6 months ago
MAD Architects, a Chinese firm behind such beautiful buildings as the Harbin Opera House, has unveiled two separate designs for George Lucas’ new museum in California. The first project is primed for a site on Treasure Island in San Francisco, with the second, for Exposition Park in Los Angeles. The competing proposals came four months after the Lucas Museum of Narrative Art pulled its bid to settle the museum in Chicago due to strong community resistance (a rebel alliance, if you will).
While the designs for the San Francisco and Los Angeles proposals have their unique attributes, the two are sculpted in the fluid, sinuous style that has become the trademark of MAD. Drawing from its usual earthly inspirations, the Chinese architecture group made both projects appear cloud-like, elevated with room for pedestrian space underneath.
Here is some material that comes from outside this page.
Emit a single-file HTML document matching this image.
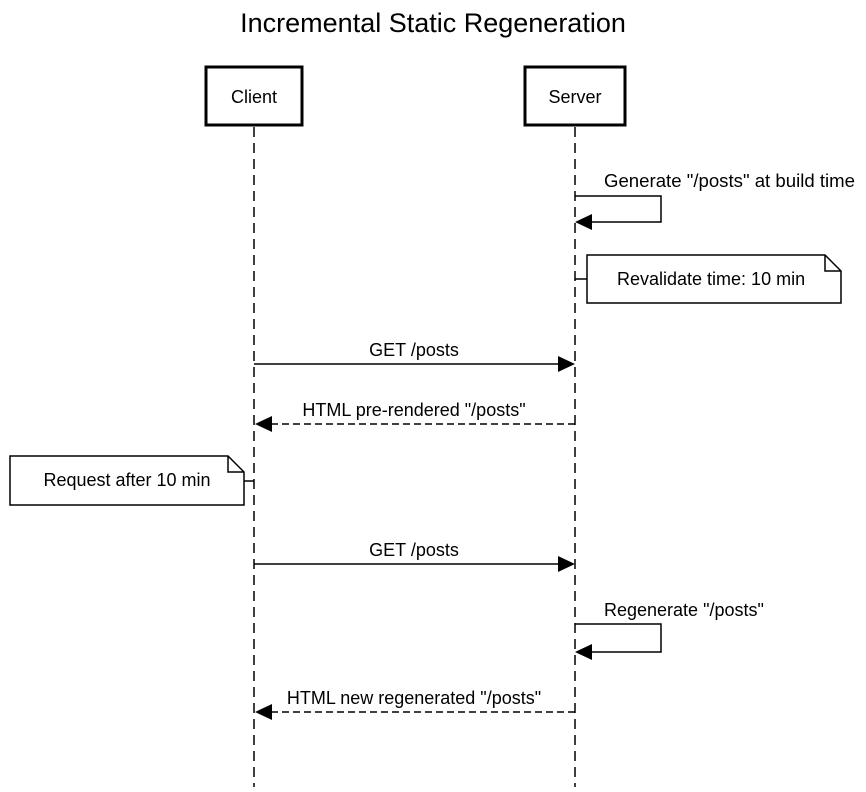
<!DOCTYPE html>
<html><head><meta charset="utf-8"><style>body{margin:0;background:#fff}</style></head><body>
<svg width="866" height="787" viewBox="0 0 866 787" xmlns="http://www.w3.org/2000/svg" font-family="Liberation Sans, Arial, sans-serif">
<rect width="866" height="787" fill="#fff"/>
<text x="433" y="32" font-size="27" text-anchor="middle">Incremental Static Regeneration</text>
<g stroke="#000" stroke-width="1.5" stroke-dasharray="10,6" fill="none">
<line x1="254" y1="127" x2="254" y2="787"/>
<line x1="575" y1="127" x2="575" y2="787"/>
</g>
<rect x="206" y="67" width="96" height="58" fill="#fff" stroke="#000" stroke-width="3"/>
<rect x="525" y="67" width="100" height="58" fill="#fff" stroke="#000" stroke-width="3"/>
<g font-size="18" text-anchor="middle">
<text x="254" y="103">Client</text>
<text x="575" y="103">Server</text>
</g>
<g stroke="#000" stroke-width="1.5" fill="none">
<polyline points="575,196 661,196 661,222 591,222"/>
<line x1="575" y1="279" x2="587" y2="279"/>
<path d="M587,255 H825 L841,271 V303 H587 Z M825,255 V271 H841" fill="#fff"/>
<line x1="254" y1="364" x2="560" y2="364"/>
<line x1="575" y1="424" x2="270" y2="424" stroke-dasharray="7,4"/>
<line x1="244" y1="481" x2="254" y2="481"/>
<path d="M10,456 H228 L244,472 V505 H10 Z M228,456 V472 H244" fill="#fff"/>
<line x1="254" y1="564" x2="560" y2="564"/>
<polyline points="575,624 661,624 661,652 591,652"/>
<line x1="575" y1="712" x2="270" y2="712" stroke-dasharray="7,4"/>
</g>
<g fill="#000">
<polygon points="575,222 592,214 592,230"/>
<polygon points="575,364 558,356 558,372"/>
<polygon points="255,424 272,416 272,432"/>
<polygon points="575,564 558,556 558,572"/>
<polygon points="575,652 592,644 592,660"/>
<polygon points="255,712 272,704 272,720"/>
</g>
<g font-size="18">
<text x="604" y="187" textLength="251" lengthAdjust="spacingAndGlyphs">Generate "/posts" at build time</text>
<text x="617" y="285">Revalidate time: 10 min</text>
<text x="414" y="356" text-anchor="middle">GET /posts</text>
<text x="414" y="416" text-anchor="middle">HTML pre-rendered "/posts"</text>
<text x="127" y="486" text-anchor="middle">Request after 10 min</text>
<text x="414" y="556" text-anchor="middle">GET /posts</text>
<text x="604" y="616">Regenerate "/posts"</text>
<text x="414" y="704" text-anchor="middle">HTML new regenerated "/posts"</text>
</g>
</svg>
</body></html>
Besides MAD’s work on the venue in Harbin, the firm is also behind the Absolute Towers in Canada and its collaboration on the Chicago proposal. Many rejected the museum based on its location, because it was next to a protected river-way, while others opposed the circus tent–like design, comparing it to the corpulent character from Star Wars, Jabba the Hutt.
Nestled in between the Coliseum and the Natural History Museum, the Los Angeles proposal looks like a crash-landed spaceship with overgrown foliage in Exposition Park. Set in what’s currently a parking lot, the 275,00-square-foot museum will be surrounded by six to seven acres of lawn. On the building’s roof, there will be more public greenspace with tree-covered terraces. Below ground, the plan accommodates parking for more than 1,800 cars.
Up the coast in the Bay Area, the Treasure Island proposal comprises the same square footage as the L.A. design. The San Francisco project would be located right along the water, leading some to wonder if it will face the same pushback as the Chicago one. If chosen as its final location, the museum would be part of a mammoth redevelopment plan involving 300 acres of parks and two residential neighborhoods on Treasure Island, a man-made island created for the 1939 World’s Fair.